Along with the theme of independence went a relational quality in her writing. She articualted, in a sense, something of a moral code for living with others. "Service: One's live has value as long as one attributes value to the life of others, by means of love, friendship, indignation, and compassion."

She noted that reflection is a recognition of events in both our internal and external worlds, which allow us to go deeper into the experience of life, living, and death. She lived part of her life during World War II and the occupation of France. Out of that experience came the insight that we are individuals in relation to the world and that who we are has much to do with circumstance."However gifted an individual is at the outset," she wrote, "if his or her talents cannot be developed because of his or her social condition, because of the surrounding circumstances, these talents will be still-born."

During the war she came to strongly believe that in many life situations there is no such thing as neutrality; we must commit ourselves consciously to something, we must choose a side.In tandem with Sartre, she maintained that not choosing allows someone else to choose for us; and not taking action against something we oppose means that in a sense we are acting against ourselves. Each person must take a stand for that which he or she truly believes.

Although conflict between human beings occurs, held de Beauvoir, we can also transcend this conflict. Love, she believed, is based on "reciprocal recognition." She wrote, "To recognize in woman a human being is not to impoverish man's experience: this would lose none of its richness, or its intensity if it were to occur between two subjectivities."

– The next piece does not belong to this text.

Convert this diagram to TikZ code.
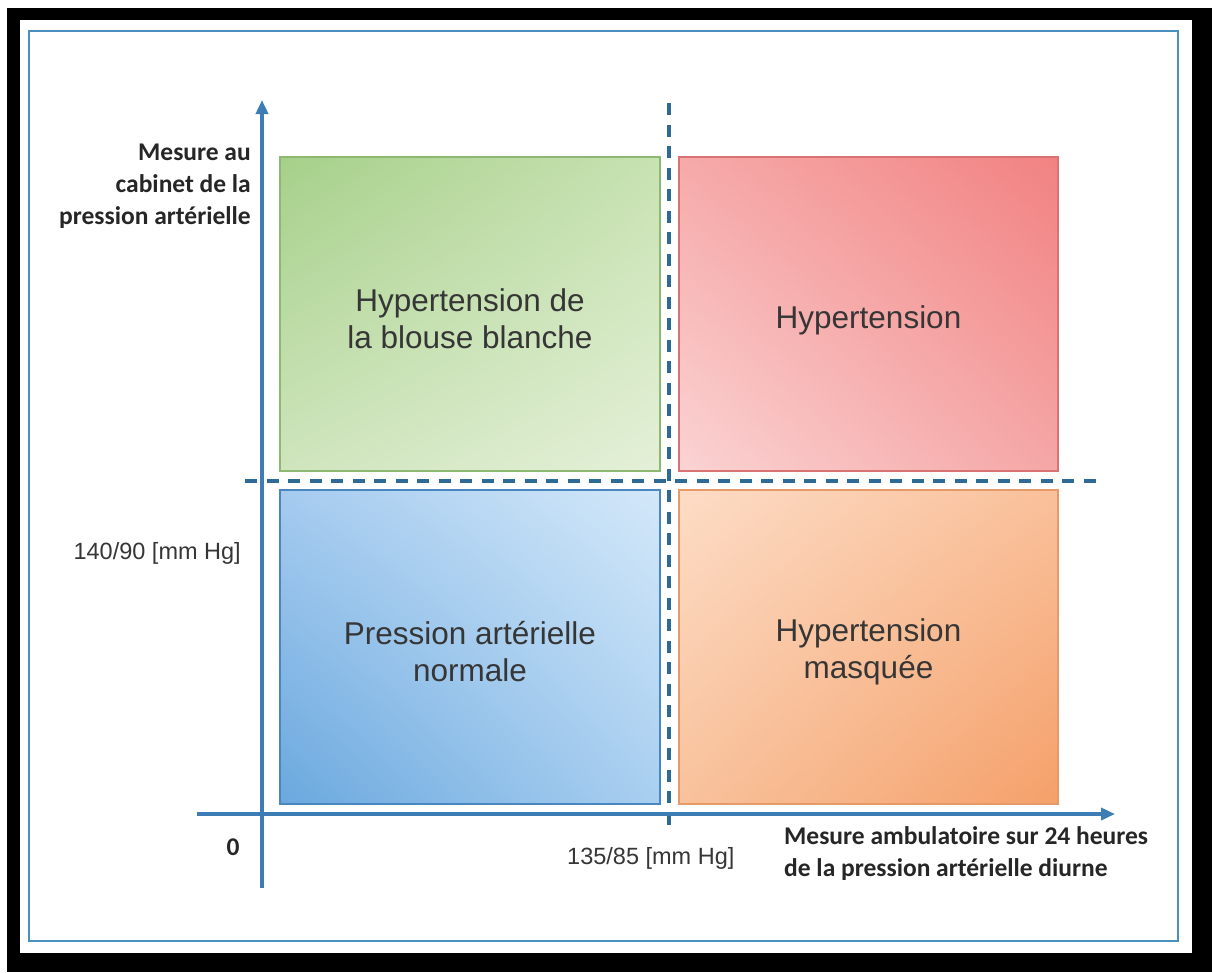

Simone de Beauvoir looked reality, including her own realities, in the face and spoke openly of them: "I have been aware of my shortcomings and my limits but I have made the best of them. When I was tormented by what was happening in the world, it was the world I wanted to change, not the place I had in it." Her being-in-the-world made possible a real being-in-the-world for millions of other women. She lived what she believed in and proclaimed to others. In this way, she touched the world by example.